Artichokes (Cynara scolymus) from the Asteraceae family and though classified as a perennial herb, are also identified as a invasive and noxious weed. This is the same vegetable you find in supermarkets; in the garden however, it grows anywhere from four- to six-feet in height and breadth under full sun, and when left to bloom, sport beautiful spiky blue-purple heads by mid-summer.
In its full glory, one can easily see the artichokes relationship to thistle, with its jagged silver-grey foliage and tufted seeds which together form an impressive deer-resistant plant.
Plant in a location that enjoys full sun and remember to apply water fairly sparingly. Zone 7 to 10 are typically the USDA Hardiness Zones that are appropriate for this plant (although this can vary based on your microclimate). Ensure your soil has a ph of between 5.6 and 6.6 as Globe artichoke is a acidic soil loving plant. Keep in mind when planting that Globe artichoke is thought of as half hardy, so remember to protect this plant from frosts and low temperatures.
Sow artichokes 60.0 cm / 23.40" apart and germinate between 64 and 75 degrees F. (18 - 24 C)
The flower stems grow straight and are terminated by a large globe-shaped flower bud of oval spiny scales tinged with purple. The bud opens in mid-summer to reveal a blue-purple mass of florets. If you're growing artichokes for their flower or simply leave a few large buds on the plant to bloom, beware of volunteer plants the following season! This plant self-sows freely and requires only average watering to germinate and produce.
Though related to thistles, the globe artichoke has been selectively bred to exclude spines on the bracts (unless planted from seed). Globe artichokes are one of the world's oldest cultivated vegetables, farmed by the Greeks and Romans as far back as 371 BC, who obtained them from the sandy shores of North Africa. According to ancient legend, the first artichoke was a lovely young girl named Cynara, who lived on the Aegean island of Zinari.
Artichokes were considered an aristocratic vegetable and thought to be an aphrodisiac.

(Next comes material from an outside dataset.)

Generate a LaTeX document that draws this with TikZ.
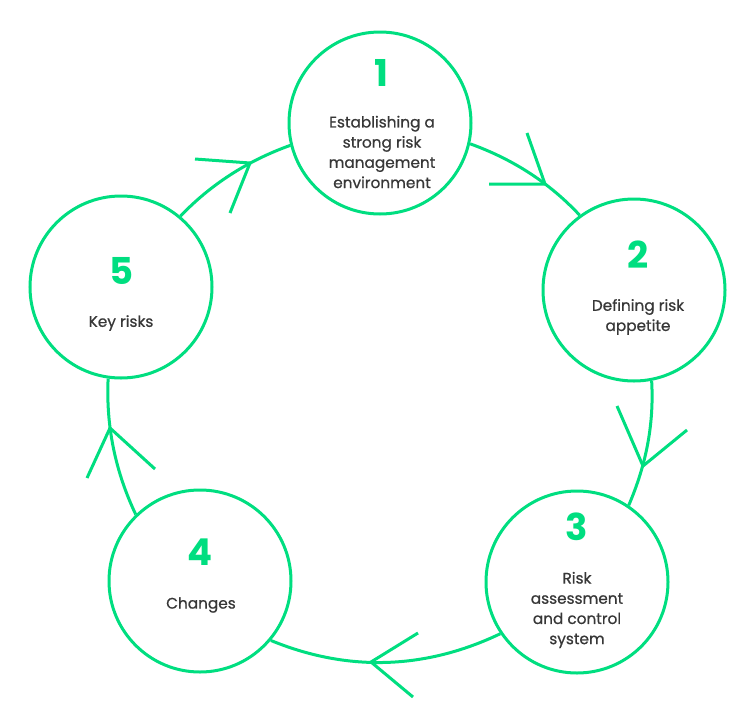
\documentclass[tikz,border=0pt]{standalone}
\usepackage{fontspec}
\setmainfont{Poppins}
\newfontfamily\lblfont{Poppins}[FakeBold=0.7]
\definecolor{grn}{RGB}{0,222,128}
\definecolor{txt}{RGB}{55,55,55}
\begin{document}
\begin{tikzpicture}[x=1pt,y=-1pt,
  stage/.style={circle,draw=grn,line width=3pt,minimum size=182pt,inner sep=0pt},
  num/.style={text=grn,inner sep=0pt,font=\fontsize{37}{37}\selectfont\bfseries},
  lbl/.style={text=txt,inner sep=0pt,align=center,font=\lblfont\fontsize{15.3}{20.2}\selectfont},
  link/.style={draw=grn,line width=3pt},
]
\useasboundingbox (0,0) rectangle (755,718);
% stages
\node[stage] (c1) at (380,123) {};
\node[stage] (c2) at (634,290) {};
\node[stage] (c3) at (577,582) {};
\node[stage] (c4) at (200,581) {};
\node[stage] (c5) at (121,287) {};
% numbers
\node[num] (n1) at (381,73) {1};
\node[num] (n2) at (638,255) {2};
\node[num] (n3) at (577,527) {3};
\node[num] (n4) at (200,552) {4};
\node[num] (n5) at (122,271) {5};
% labels
\node[lbl] (t1) at (382,152) {Establishing a\\strong risk\\management\\environment};
\node[lbl] (t2) at (638,317) {Defining risk\\appetite};
\node[lbl] (t3) at (577,610) {Risk\\assessment\\and control\\system};
\node[lbl] (t4) at (201,605) {Changes};
\node[lbl] (t5) at (121,323) {Key risks};
% arrow tips and barb ends
\coordinate (p12) at (545,184); \coordinate (p12a) at (527,133); \coordinate (p12b) at (489,184);
\coordinate (p23) at (643,466); \coordinate (p23a) at (617,406); \coordinate (p23b) at (687,430);
\coordinate (p34) at (371,662); \coordinate (p34a) at (418,633); \coordinate (p34b) at (413,697);
\coordinate (p45) at (110,428); \coordinate (p45a) at (87,478);  \coordinate (p45b) at (155,469);
\coordinate (p51) at (250,163); \coordinate (p51a) at (195,159); \coordinate (p51b) at (230,213);
% connectors
\draw[link] (c1.-13.6) .. controls (513.3,159.4) and (549.3,182.7) .. (c2.126);
\draw[link] (c2.-79) .. controls (654,422.4) and (647,462.7) .. (c3.56);
\draw[link] (c3.-146) .. controls (425,669.7) and (347.7,672) .. (c4.-40);
\draw[link] (c4.134) .. controls (115.2,471.3) and (105.9,425.7) .. (c5.-98);
\draw[link] (c5.50) .. controls (209.9,185.2) and (246.9,160.9) .. (c1.-166);
% open arrowheads
\draw[link] (p12a) -- (p12) -- (p12b);
\draw[link] (p23a) -- (p23) -- (p23b);
\draw[link] (p34a) -- (p34) -- (p34b);
\draw[link] (p45a) -- (p45) -- (p45b);
\draw[link] (p51a) -- (p51) -- (p51b);
\end{tikzpicture}
\end{document}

In fact, European women weren't allowed to eat artichokes in the 16th century specifically because of their believed aphrodisiac qualities! Extracts of the leaves and root are said to be helpful in preventing arteriosclerosis while other herbal remedies for jaundice, dyspepsia, liver insufficiency, chronic albuminuria, and postoperative anemia are claimed as well. Most recently, the discovery of cynarin within its leaves has been found to improve liver and gall bladder function, stimulate the secretion of digestive juices, and lowers blood cholesterol levels.
Almost all globe artichokes purchased in American grocery stores are grown in coastal California around Monterey because of its frost-free climate and cool, foggy summers. French immigrants brought artichokes to the US when they settled in the Louisiana Territory in 1806, but they disappeared for a time before being re-established in the Monterey area by Spaniards later in the century. Marilyn Monroe became our first official California Artichoke Queen in 1949. The frost-sensitive plants are equally deterred by heat, which opens buds quickly making the plants inedible.
While tolerant of dry soils in areas with mild winters, hot summers may make production of large edible buds difficult; gardeners wishing to cultivate table specimens should remove all lateral heads when they are about the size of a large egg to encourage growth of a single large terminal head. Plants intended for vegetable production should be cut below the soil surface every five years to stimulate development of new shoots. In California, peak artichoke production seasons in both spring and fall, though they are available year 'round.